Dress shoes were reportedly down double-digits, which Scibetta said reflected a more casual, active lifestyle as many offices remain closed. Kids’ comparable store sales were up mid-teens for the fourth quarter. “Once schools in many markets returned to some form of in-class learning, we experienced strong sales in children’s casuals and the athletic categories,” he shared. Kids’ non-athletic was up mid-teens, and kids’ athletic was up in the low-teens. 

“We believe in the strength of this [merchant] team, and the fact that we did not furlough our buying staff has given us an advantage with the supply chain,” Scibetta suggested. “We continue to work closely with our vendor partners to deliver fresh new products and replenish key categories and classifications. We are monitoring our supply chain very closely and reacting when needed.”

Scibetta said that SCVL ended the quarter with inventory down 8 percent on a per-store basis. “The industry is currently experiencing major supply chain issues from the factories to the ports and the ports to our DC,” he said.

The company reported that overall net sales grew 5.8 percent to $253.9 million in the fiscal fourth quarter ended January 31. Comparable store sales increased 6.4 percent for the period. SCVL said in a release that the sales increase during the fourth quarter correlated with the issuance of government stimulus toward the end of the calendar year 2020.

The fourth quarter’s gross margins improved 170 basis points to 30.8 percent of sales compared to 29.1 percent in the fiscal 2019 fourth quarter. Merchandise margin increased 1.6 percent, and buying, distribution and occupancy expenses decreased 0.1 percent as a percentage of net sales compared to the fourth quarter of fiscal 2019. The increase in merchandise margin was said to be primarily due to lower promotional activity during the quarter but was partially offset by higher shipping costs associated with the rise in e-commerce sales.

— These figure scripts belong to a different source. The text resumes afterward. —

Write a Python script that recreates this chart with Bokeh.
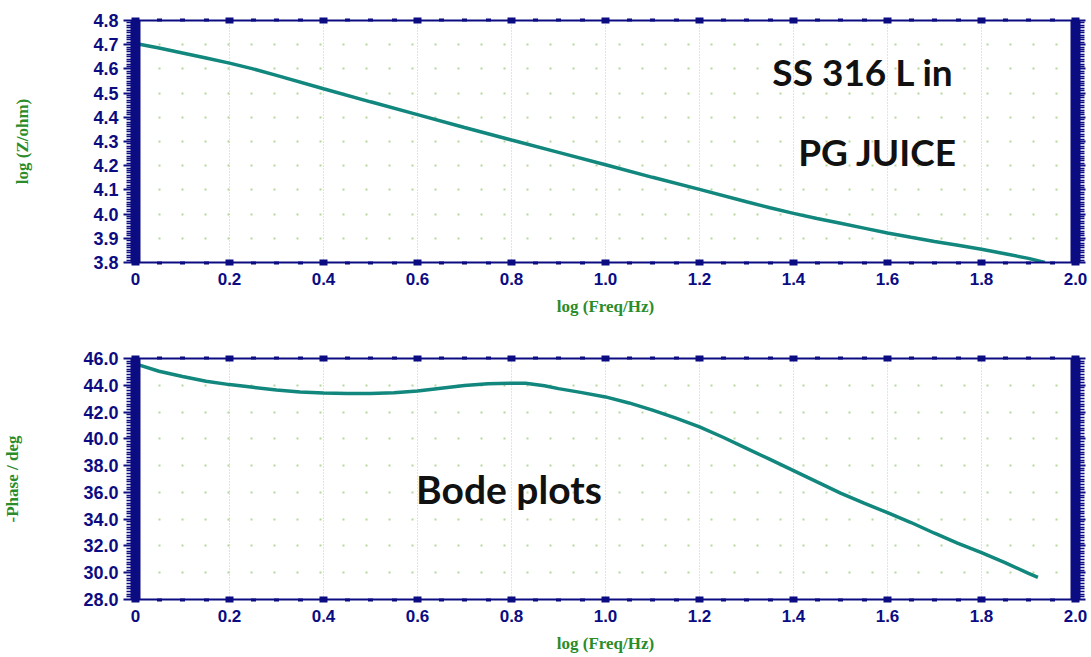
from bokeh.plotting import figure
from bokeh.layouts import column
from bokeh.models import (LinearAxis, FixedTicker, Range1d, Label,
                          NumeralTickFormatter, CustomJSTickFormatter)
from bokeh.embed import file_html
from bokeh.resources import INLINE

# ---- data ----
log_freq_z = [0.0, 0.05, 0.1, 0.15, 0.2, 0.25, 0.3, 0.4, 0.5, 0.6, 0.7, 0.8, 0.9,
              1.0, 1.1, 1.2, 1.3, 1.35, 1.4, 1.45, 1.5, 1.55, 1.6, 1.65, 1.7,
              1.75, 1.8, 1.85, 1.9, 1.935]
log_z = [4.705, 4.686, 4.666, 4.645, 4.624, 4.600, 4.573, 4.518, 4.464, 4.411,
         4.358, 4.306, 4.255, 4.204, 4.152, 4.102, 4.051, 4.026, 4.003, 3.982,
         3.962, 3.942, 3.922, 3.904, 3.887, 3.871, 3.855, 3.836, 3.817, 3.800]

log_freq_p = [0.0, 0.05, 0.1, 0.15, 0.2, 0.25, 0.3, 0.35, 0.4, 0.45, 0.5, 0.55,
              0.6, 0.65, 0.7, 0.75, 0.8, 0.83, 0.87, 0.9, 0.95, 1.0, 1.05, 1.1,
              1.15, 1.2, 1.25, 1.3, 1.35, 1.4, 1.45, 1.5, 1.55, 1.6, 1.65, 1.7,
              1.75, 1.8, 1.85, 1.9, 1.92]
phase = [45.6, 45.05, 44.66, 44.3, 44.05, 43.85, 43.65, 43.5, 43.42, 43.38, 43.38,
         43.45, 43.58, 43.78, 43.98, 44.12, 44.15, 44.15, 43.97, 43.75, 43.45,
         43.13, 42.68, 42.14, 41.55, 40.9, 40.12, 39.29, 38.46, 37.63, 36.78, 35.94,
         35.2, 34.48, 33.75, 32.95, 32.2, 31.5, 30.75, 29.95, 29.65]

x_ticks = [0.0, 0.2, 0.4, 0.6, 0.8, 1.0, 1.2, 1.4, 1.6, 1.8, 2.0]
z_ticks = [3.8, 3.9, 4.0, 4.1, 4.2, 4.3, 4.4, 4.5, 4.6, 4.7, 4.8]
p_ticks = [28.0, 30.0, 32.0, 34.0, 36.0, 38.0, 40.0, 42.0, 44.0, 46.0]

x_title = "log (Freq/Hz)"
z_title = "log (Z/ohm)"
p_title = "-Phase / deg"

NAVY = "#0c0c82"
TEAL = "#12877d"
GREEN = "#2a8c2a"
GRID = "#b3d89a"
TICKFONT = "Liberation Sans"
TITLEFONT = "Liberation Serif"
ANNOFONT = "Lato"


def minors(ticks, n):
    out = []
    for a, b in zip(ticks[:-1], ticks[1:]):
        for k in range(1, n):
            out.append(a + (b - a) * k / n)
    return out


def make_fig(height, top_border, bottom_border, y0, y1, yticks, ylabel):
    p = figure(width=1091, height=height, output_backend="svg", toolbar_location=None,
               x_range=Range1d(0, 2), y_range=Range1d(y0, y1),
               min_border_left=134, min_border_right=16,
               min_border_top=top_border, min_border_bottom=bottom_border,
               x_axis_location=None, y_axis_location=None)
    p.outline_line_color = None
    p.background_fill_color = "white"

    xt = FixedTicker(ticks=x_ticks, minor_ticks=minors(x_ticks, 4))
    yt = FixedTicker(ticks=yticks, minor_ticks=minors(yticks, 10))

    bx = LinearAxis(ticker=xt, formatter=NumeralTickFormatter(format="0.0"),
                    major_label_overrides={0: "0"})
    tx = LinearAxis(ticker=xt, formatter=CustomJSTickFormatter(code="return ''"))
    for ax in (bx, tx):
        ax.axis_line_color = NAVY
        ax.axis_line_width = 2
        ax.major_tick_line_color = NAVY
        ax.major_tick_line_width = 8
        ax.major_tick_in = 3
        ax.major_tick_out = 3
        ax.minor_tick_line_color = NAVY
        ax.minor_tick_line_width = 5
        ax.minor_tick_in = 1
        ax.minor_tick_out = 2
        ax.major_label_text_color = NAVY
        ax.major_label_text_font = TICKFONT
        ax.major_label_text_font_style = "bold"
        ax.major_label_text_font_size = "17px"
        ax.major_label_standoff = 7
    tx.major_label_standoff = 0
    bx.axis_label = x_title
    bx.axis_label_text_color = GREEN
    bx.axis_label_text_font = TITLEFONT
    bx.axis_label_text_font_style = "bold"
    bx.axis_label_text_font_size = "17px"
    bx.axis_label_standoff = 9

    ly = LinearAxis(ticker=yt, formatter=NumeralTickFormatter(format="0.0"))
    ry = LinearAxis(ticker=yt, formatter=CustomJSTickFormatter(code="return ''"))
    for ax in (ly, ry):
        ax.axis_line_color = NAVY
        ax.axis_line_width = 10
        ax.major_tick_line_color = NAVY
        ax.major_tick_line_width = 2
        ax.major_tick_in = 0
        ax.major_tick_out = 12
        ax.minor_tick_line_color = NAVY
        ax.minor_tick_line_width = 1.5
        ax.minor_tick_in = 0
        ax.minor_tick_out = 9
        ax.major_label_text_color = NAVY
        ax.major_label_text_font = TICKFONT
        ax.major_label_text_font_style = "bold"
        ax.major_label_text_font_size = "18px"
        ax.major_label_standoff = 5
    ry.major_tick_out = 10
    ry.minor_tick_out = 9
    ry.major_label_standoff = 0
    ly.axis_label = ylabel
    ly.axis_label_text_color = GREEN
    ly.axis_label_text_font = TITLEFONT
    ly.axis_label_text_font_style = "bold"
    ly.axis_label_text_font_size = "17px"
    ly.axis_label_standoff = 58

    p.add_layout(bx, "below")
    p.add_layout(tx, "above")
    p.add_layout(ly, "left")
    p.add_layout(ry, "right")

    p.xgrid.ticker = FixedTicker(ticks=x_ticks)
    p.xgrid.grid_line_color = GRID
    p.xgrid.grid_line_dash = "1 2"
    p.xgrid.grid_line_width = 1
    p.ygrid.ticker = FixedTicker(ticks=yticks)
    p.ygrid.grid_line_color = GRID
    p.ygrid.grid_line_dash = "2 21"
    p.ygrid.grid_line_width = 2
    return p


p1 = make_fig(340, 20, 78, 3.8, 4.8, z_ticks, z_title)
p1.line(log_freq_z, log_z, line_color=TEAL, line_width=3.5)
for txt, x, y in (("SS 316 L in", 1.355, 4.589), ("PG JUICE", 1.41, 4.259)):
    p1.add_layout(Label(x=x, y=y, text=txt, text_font=ANNOFONT, text_font_style="bold",
                        text_font_size="37px", text_color="#111111",
                        text_align="left", text_baseline="alphabetic"))

p2 = make_fig(315, 18, 55, 28.0, 46.0, p_ticks, p_title)
p2.line(log_freq_p, phase, line_color=TEAL, line_width=3.5)
p2.add_layout(Label(x=0.597, y=36.25, text="Bode plots", text_font=ANNOFONT,
                    text_font_style="bold", text_font_size="39px", text_color="#111111",
                    text_align="left", text_baseline="alphabetic"))

layout = column(p1, p2, spacing=0)
open("out.html", "w").write(file_html(layout, INLINE))
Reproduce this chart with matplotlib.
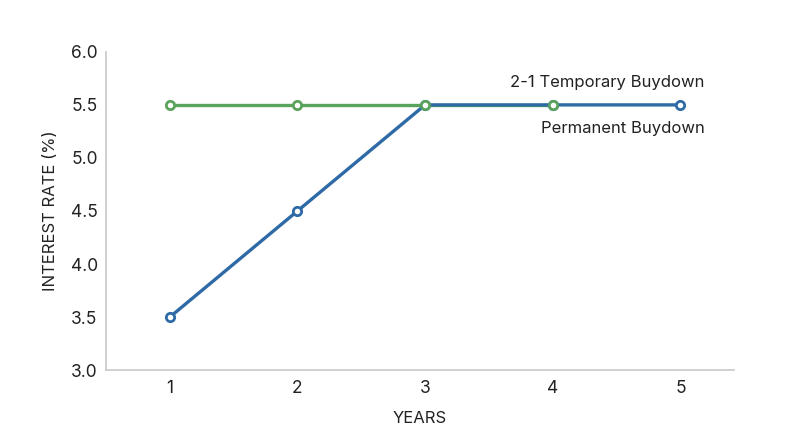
import matplotlib
matplotlib.use("Agg")
import matplotlib.pyplot as plt

plt.rcParams["font.family"] = ["Inter", "DejaVu Sans"]

years_temp = [1, 2, 3, 4]
rate_temp = [5.5, 5.5, 5.5, 5.5]
years_perm = [1, 2, 3, 4, 5]
rate_perm = [3.5, 4.5, 5.5, 5.5, 5.5]
x_ticks = [1, 2, 3, 4, 5]
y_ticks = [3.0, 3.5, 4.0, 4.5, 5.0, 5.5, 6.0]

green = "#5aa35c"
blue = "#2d6aa6"
text_col = "#222222"

fig = plt.figure(figsize=(8, 4.47), dpi=100)
ax = fig.add_axes([0.1325, 0.172, 0.785, 0.712])

ax.plot(years_temp, rate_temp, color=green, lw=2.4, zorder=2)
ax.plot(years_perm, rate_perm, color=blue, lw=2.4, marker="o", ms=6,
        mfc="white", mec=blue, mew=2, zorder=3)
ax.plot(years_temp, rate_temp, ls="none", marker="o", ms=6,
        mfc="white", mec=green, mew=2, zorder=4)

ax.text(5.19, 5.71, "2-1 Temporary Buydown", ha="right", va="center",
        fontsize=12, color=text_col)
ax.text(5.19, 5.28, "Permanent Buydown", ha="right", va="center",
        fontsize=12, color=text_col)

ax.set_xlim(0.5, 5.42)
ax.set_ylim(3.0, 6.0)
ax.set_xticks(x_ticks)
ax.set_yticks(y_ticks)
ax.set_yticklabels([f"{v:.1f}" for v in y_ticks])
ax.tick_params(length=0, labelsize=12.5, colors=text_col)
ax.tick_params(axis="y", pad=6)
ax.tick_params(axis="x", pad=7)

for s in ["top", "right"]:
    ax.spines[s].set_visible(False)
for s in ["left", "bottom"]:
    ax.spines[s].set_color("#c8c8c8")
    ax.spines[s].set_linewidth(1.2)

ax.set_xlabel("YEARS", fontsize=12, color=text_col, labelpad=10)
ax.set_ylabel("INTEREST RATE (%)", fontsize=12, color=text_col, labelpad=9)

fig.savefig("out.png", dpi=100)
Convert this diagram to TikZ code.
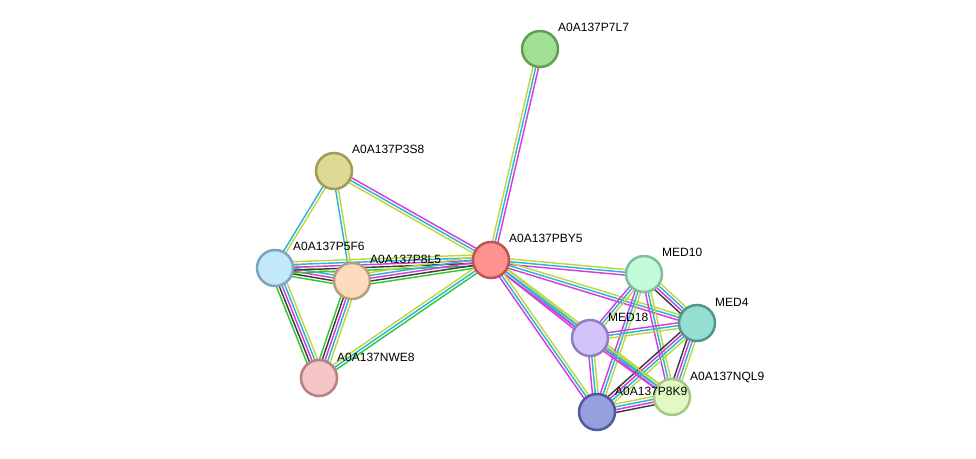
\documentclass[tikz,border=0pt]{standalone}
\usepackage{fontspec}
\setmainfont{Liberation Sans}
\usetikzlibrary{calc, backgrounds}
% evidence colours
\definecolor{nbh}{RGB}{50,200,50}
\definecolor{coex}{RGB}{60,60,60}
\definecolor{expt}{RGB}{214,60,214}
\definecolor{dbs}{RGB}{40,180,220}
\definecolor{txt}{RGB}{190,215,60}
\tikzset{
  prot/.style={circle, minimum size=36pt, inner sep=0pt, line width=2.5pt},
  lbl/.style={anchor=base west, inner sep=0pt, font=\fontsize{12}{14}\selectfont},
  ev/.style={line width=1.45pt}
}
% link between two proteins, one thin line per evidence channel
\newcommand{\lnk}[3]{%
  \foreach \c [count=\i] in {#3} {\xdef\nch{\i}}
  \foreach \c [count=\i] in {#3}
    \draw[ev, \c] ($(#1.center)!{(\i-(\nch+1)/2)*2.8pt}!90:(#2.center)$)
      -- ($(#2.center)!{(\i-(\nch+1)/2)*2.8pt}!-90:(#1.center)$);
}

\begin{document}
\begin{tikzpicture}[x=1pt, y=1pt]
  \useasboundingbox (0,0) rectangle (976,458);

  \node[prot, fill={rgb,255:red,160;green,224;blue,147}, draw={rgb,255:red,98;green,158;blue,86}] (p7l7) at (540,409) {};
  \node[prot, fill={rgb,255:red,222;green,218;blue,150}, draw={rgb,255:red,160;green,155;blue,85}] (p3s8) at (334,287) {};
  \node[prot, fill={rgb,255:red,255;green,145;blue,145}, draw={rgb,255:red,190;green,85;blue,85}] (pby5) at (491,198) {};
  \node[prot, fill={rgb,255:red,195;green,232;blue,250}, draw={rgb,255:red,125;green,165;blue,190}] (p5f6) at (275,190) {};
  \node[prot, fill={rgb,255:red,253;green,220;blue,190}, draw={rgb,255:red,185;green,155;blue,125}] (p8l5) at (352,177) {};
  \node[prot, fill={rgb,255:red,246;green,198;blue,198}, draw={rgb,255:red,180;green,130;blue,130}] (nwe8) at (319,80) {};
  \node[prot, fill={rgb,255:red,195;green,250;blue,215}, draw={rgb,255:red,125;green,190;blue,155}] (med10) at (644,184) {};
  \node[prot, fill={rgb,255:red,150;green,222;blue,210}, draw={rgb,255:red,80;green,150;blue,140}] (med4) at (697,135) {};
  \node[prot, fill={rgb,255:red,210;green,195;blue,250}, draw={rgb,255:red,145;green,125;blue,195}] (med18) at (590,120) {};
  \node[prot, fill={rgb,255:red,150;green,160;blue,220}, draw={rgb,255:red,80;green,90;blue,160}] (p8k9) at (597,46) {};
  \node[prot, fill={rgb,255:red,225;green,250;blue,195}, draw={rgb,255:red,165;green,200;blue,135}] (nql9) at (672,61) {};

  \foreach \n/\t in {p7l7/A0A137P7L7, p3s8/A0A137P3S8, pby5/A0A137PBY5,
      p5f6/A0A137P5F6, p8l5/A0A137P8L5, nwe8/A0A137NWE8, med10/MED10,
      med4/MED4, med18/MED18, p8k9/A0A137P8K9, nql9/A0A137NQL9}
    \node[lbl] (\n-t) at ([shift={(18,17)}]\n.center) {\t};

  \begin{pgfonlayer}{background}
    \lnk{pby5}{p7l7}{expt,dbs,txt}
    \lnk{pby5}{p3s8}{expt,dbs,txt}
    \lnk{p3s8}{p5f6}{dbs,txt}
    \lnk{p3s8}{p8l5}{dbs,txt}
    \lnk{p5f6}{p8l5}{nbh,coex,expt,dbs,txt}
    \lnk{p5f6}{pby5}{nbh,coex,expt,dbs,txt}
    \lnk{p8l5}{pby5}{nbh,coex,expt,dbs,txt}
    \lnk{p5f6}{nwe8}{nbh,coex,expt,dbs,txt}
    \lnk{p8l5}{nwe8}{nbh,coex,expt,dbs,txt}
    \lnk{nwe8}{pby5}{nbh,dbs,txt}
    \lnk{pby5}{med10}{expt,dbs,txt}
    \lnk{pby5}{med4}{expt,dbs,txt}
    \lnk{pby5}{med18}{expt,dbs,txt}
    \lnk{pby5}{nql9}{expt,dbs,txt}
    \lnk{pby5}{p8k9}{expt,dbs,txt}
    \lnk{med10}{med4}{coex,expt,dbs,txt}
    \lnk{med10}{med18}{expt,dbs,txt}
    \lnk{med10}{p8k9}{expt,dbs,txt}
    \lnk{med10}{nql9}{expt,dbs,txt}
    \lnk{med4}{med18}{expt,dbs,txt}
    \lnk{med4}{p8k9}{coex,expt,dbs,txt}
    \lnk{med4}{nql9}{coex,expt,dbs,txt}
    \lnk{med18}{p8k9}{expt,dbs,txt}
    \lnk{med18}{nql9}{expt,dbs,txt}
    \lnk{p8k9}{nql9}{coex,expt,dbs,txt}
  \end{pgfonlayer}
\end{tikzpicture}
\end{document}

Selling, general and administrative expenses for the fourth quarter increased $2.5 million to $67.6 million compared to the fourth quarter of fiscal 2019. The increase was primarily attributable to costs supporting increased e-commerce sales. As a percentage of net sales, these expenses were leveraged to 26.6 percent compared to 27.1 percent in the fourth quarter of fiscal 2019.

Net income for the fiscal fourth quarter was $7.4 million, or 52 cents per diluted share, compared to net income of $3.5 million, or 24 cents per diluted share, in the prior-year quarter.

“At quarter-end, the company had no debt and approximately $106 million in cash and cash equivalents,” Worden said in wrapping up his comments on the call. “The strength of our balance sheet, coupled with our outstanding team and their dedication to executing our consumer-centric strategy, has allowed us to achieve our strongest Q4 operating results in what has been one of the most difficult periods for retail in modern history.”

Worden said the company chose to take a conservative capital approach during the pandemic and would continue to do so with new store growth for 2021. “Our strategy is to continue to accelerate our store fleet four-wall profit contribution,” he explained. “In 2021, we plan not to renew approximately ten leases on stores that do not drive long-term profit potential nor connect with our most valuable consumers. We anticipate opening one new store this year.” He also announced a strategic plan to modernize the company’s most profitable stores across the fleet.

“Our goal is to have approximately two-thirds of our store fleet modernized in the three to five years ahead,” he said. “This will be achieved through a robust annual remodel plan, relocations where we have strong customer opportunities in the market but underperforming real estate, and reigniting new store growth. We are currently finalizing our beta test mode on store experience and design enhancements and are very pleased with our consumer learning. We plan to move ahead rapidly with rollouts this year, assuming COVID-19 does not disrupt our development plans.”